Steps to Avoid a Crypto Dusting Attack
Protecting yourself from a crypto dusting attack calls for a proactive mindset. You need to combine the right privacy tools with regular monitoring and a disciplined approach to handling any unsolicited small deposits that show up in your wallet. The steps below give you a clear path to reducing your exposure. And if you are already thinking about how crypto is being used in high-value real estate transactions, protecting your wallet privacy becomes even more critical.
- Use Wallets with Privacy Features: Choose cryptocurrency wallets with advanced privacy features. Look for functionalities like coin control, which lets you manually select which unspent outputs (UTXOs) to use in transactions, and address reuse prevention, which generates a new wallet address for every transaction. These features reduce the chances of attackers tracking your activity.
- Regularly Monitor Your Wallet: Frequently check your wallet’s transaction history for unusual small deposits you don’t recognize. Enable wallet notifications for incoming transactions and cross-reference unknown activity with blockchain explorers.

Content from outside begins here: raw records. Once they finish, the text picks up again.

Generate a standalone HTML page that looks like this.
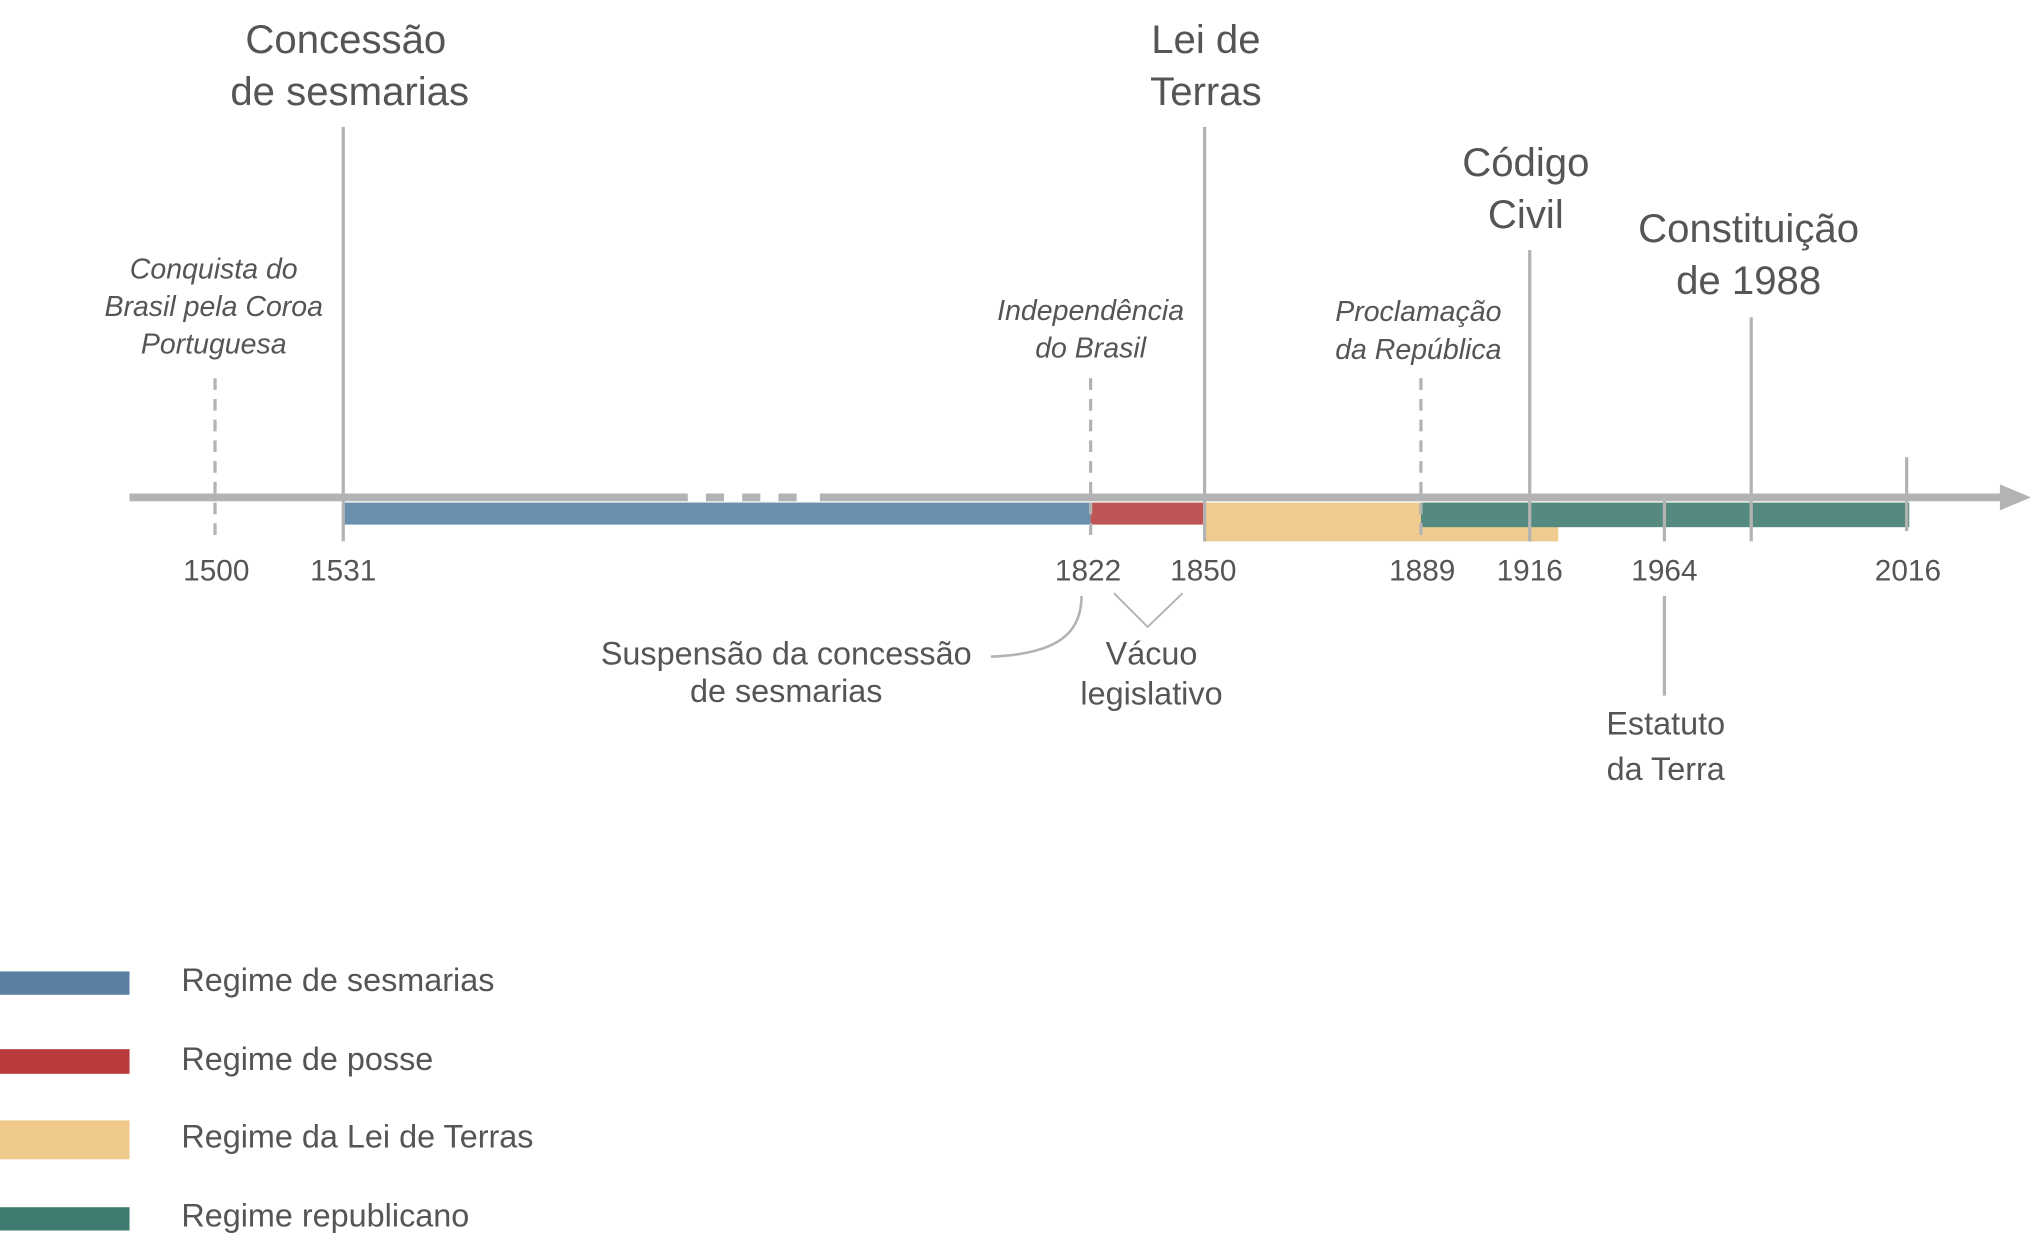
<!DOCTYPE html>
<html><head><meta charset="utf-8"><style>
html,body{margin:0;padding:0;background:#fff;}
svg{display:block;}
text{font-family:"Liberation Sans",sans-serif;fill:#555;}
.t{font-size:31px;text-anchor:middle;}
.y{font-size:23px;text-anchor:middle;}
.i{font-size:22px;text-anchor:middle;font-style:italic;}
.m{font-size:25px;text-anchor:middle;}
.l{font-size:25px;}
</style></head><body>
<svg width="2031" height="1248" viewBox="0 0 1568 963.5" xmlns="http://www.w3.org/2000/svg">
<!-- bars -->
<rect x="265" y="388" width="577" height="17" fill="#6b8fae"/>
<rect x="842" y="388" width="88" height="17" fill="#c05555"/>
<rect x="930" y="388" width="273" height="30" fill="#efcb8f"/>
<rect x="1097" y="388" width="377" height="19" fill="#558a80"/>
<!-- axis -->
<rect x="100" y="381" width="1448" height="6" fill="#b3b3b3"/>
<polygon points="1544,374 1568,384 1544,394" fill="#b3b3b3"/>
<rect x="531" y="378" width="102" height="9" fill="#fff"/>
<rect x="545" y="381" width="14" height="6" fill="#b3b3b3"/>
<rect x="573" y="381" width="14" height="6" fill="#b3b3b3"/>
<rect x="601" y="381" width="14" height="6" fill="#b3b3b3"/>
<!-- vertical lines -->
<g stroke="#b3b3b3" stroke-width="2.5" fill="none">
<line x1="265" y1="98" x2="265" y2="418"/>
<line x1="930" y1="98" x2="930" y2="418"/>
<line x1="1181" y1="193" x2="1181" y2="418"/>
<line x1="1352" y1="245" x2="1352" y2="418"/>
<line x1="1472" y1="353" x2="1472" y2="410"/>
<line x1="1285" y1="385" x2="1285" y2="418"/>
<line x1="1285" y1="460" x2="1285" y2="537"/>
<g stroke-dasharray="9,7">
<line x1="166" y1="292" x2="166" y2="418"/>
<line x1="842" y1="292" x2="842" y2="418"/>
<line x1="1097" y1="292" x2="1097" y2="418"/>
</g>
<path d="M765,507 C815,505 835,490 835,460" stroke-width="2"/>
<path d="M860,458 L886,484 L913,458" stroke-width="1.5"/>
</g>
<!-- titles -->
<text class="t" x="267" y="41">Concessão</text>
<text class="t" x="270" y="81">de sesmarias</text>
<text class="t" x="931" y="41">Lei de</text>
<text class="t" x="931" y="81">Terras</text>
<text class="t" x="1178" y="136">Código</text>
<text class="t" x="1178" y="176">Civil</text>
<text class="t" x="1350" y="187">Constituição</text>
<text class="t" x="1350" y="227">de 1988</text>
<text class="i" x="165" y="215">Conquista do</text>
<text class="i" x="165" y="244">Brasil pela Coroa</text>
<text class="i" x="165" y="273">Portuguesa</text>
<text class="i" x="842" y="247">Independência</text>
<text class="i" x="842" y="276">do Brasil</text>
<text class="i" x="1095" y="248">Proclamação</text>
<text class="i" x="1095" y="277">da República</text>
<!-- years -->
<text class="y" x="167" y="448">1500</text>
<text class="y" x="265" y="448">1531</text>
<text class="y" x="840" y="448">1822</text>
<text class="y" x="929" y="448">1850</text>
<text class="y" x="1098" y="448">1889</text>
<text class="y" x="1181" y="448">1916</text>
<text class="y" x="1285" y="448">1964</text>
<text class="y" x="1473" y="448">2016</text>
<text class="m" x="607" y="513">Suspensão da concessão</text>
<text class="m" x="607" y="542">de sesmarias</text>
<text class="m" x="889" y="513">Vácuo</text>
<text class="m" x="889" y="544">legislativo</text>
<text class="m" x="1286" y="567">Estatuto</text>
<text class="m" x="1286" y="602">da Terra</text>
<!-- legend -->
<rect x="0" y="750" width="100" height="18" fill="#5b80a3"/>
<rect x="0" y="810" width="100" height="19" fill="#b83a3a"/>
<rect x="0" y="865" width="100" height="30" fill="#eec98a"/>
<rect x="0" y="932" width="100" height="18" fill="#3f7b70"/>
<text class="l" x="140" y="765">Regime de sesmarias</text>
<text class="l" x="140" y="826">Regime de posse</text>
<text class="l" x="140" y="886">Regime da Lei de Terras</text>
<text class="l" x="140" y="947">Regime republicano</text>
</svg>
</body></html>
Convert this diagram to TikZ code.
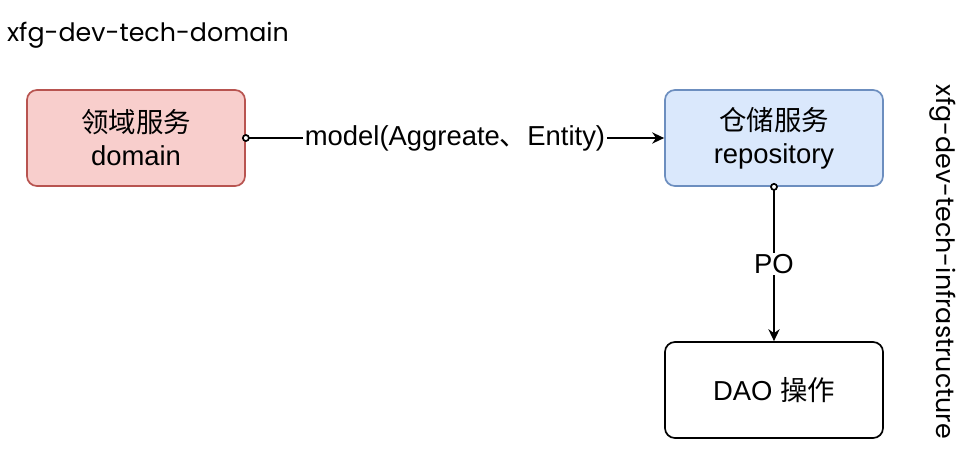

- Avoid Spending Crypto Dust: Refrain from including dust in your transactions, as spending it creates a transaction path attackers can analyze. If possible, use wallet tools for dust consolidation to combine tiny deposits into a single UTXO without revealing transaction patterns. Otherwise, isolate the dust and leave it untouched in your wallet.
- Employ Coin Mixing Services: Coin mixing services blend your cryptocurrency with others, obscuring the origin and destination of your funds. This prevents attackers from easily tracing your transaction history. Always choose reputable mixing services to avoid scams or compromised platforms.
- Utilize Privacy Coins: Privacy-focused cryptocurrencies like Monero (XMR) and Zcash (ZEC) offer built-in anonymity features, making it harder for attackers to trace transactions. These coins use advanced encryption techniques to protect transaction details and wallet identities.
- Implement Multi-Signature Wallets: Multi-signature wallets require multiple private keys to authorize transactions, adding an extra layer of security. Even if one key is compromised, unauthorized transactions can still be prevented.
- Educate Yourself and Your Team: Stay informed about crypto dusting attacks and other emerging cybersecurity threats. Follow trusted crypto security news sources, regularly review security best practices, and educate anyone involved in managing your cryptocurrency wallet.
- Use VPN and Security Tools: Access your wallet using a Virtual Private Network (VPN) to hide your IP address from potential attackers. Enable two-factor authentication (2FA) on your wallet for added security and ensure your wallet software is always up-to-date.
A crypto dusting attack might look minor given how little the dust deposits are actually worth, but the privacy risk it carries is anything but small. It is a direct attempt to pull back the curtain on who you are and where your money sits. By following these steps consistently, you keep control of your assets, sharpen your transaction privacy, and cut off the pathways that lead to phishing and fraud. Staying informed about evolving crypto threats is just as important as the tools you use. Vigilance is not optional. It is the foundation of keeping your crypto secure.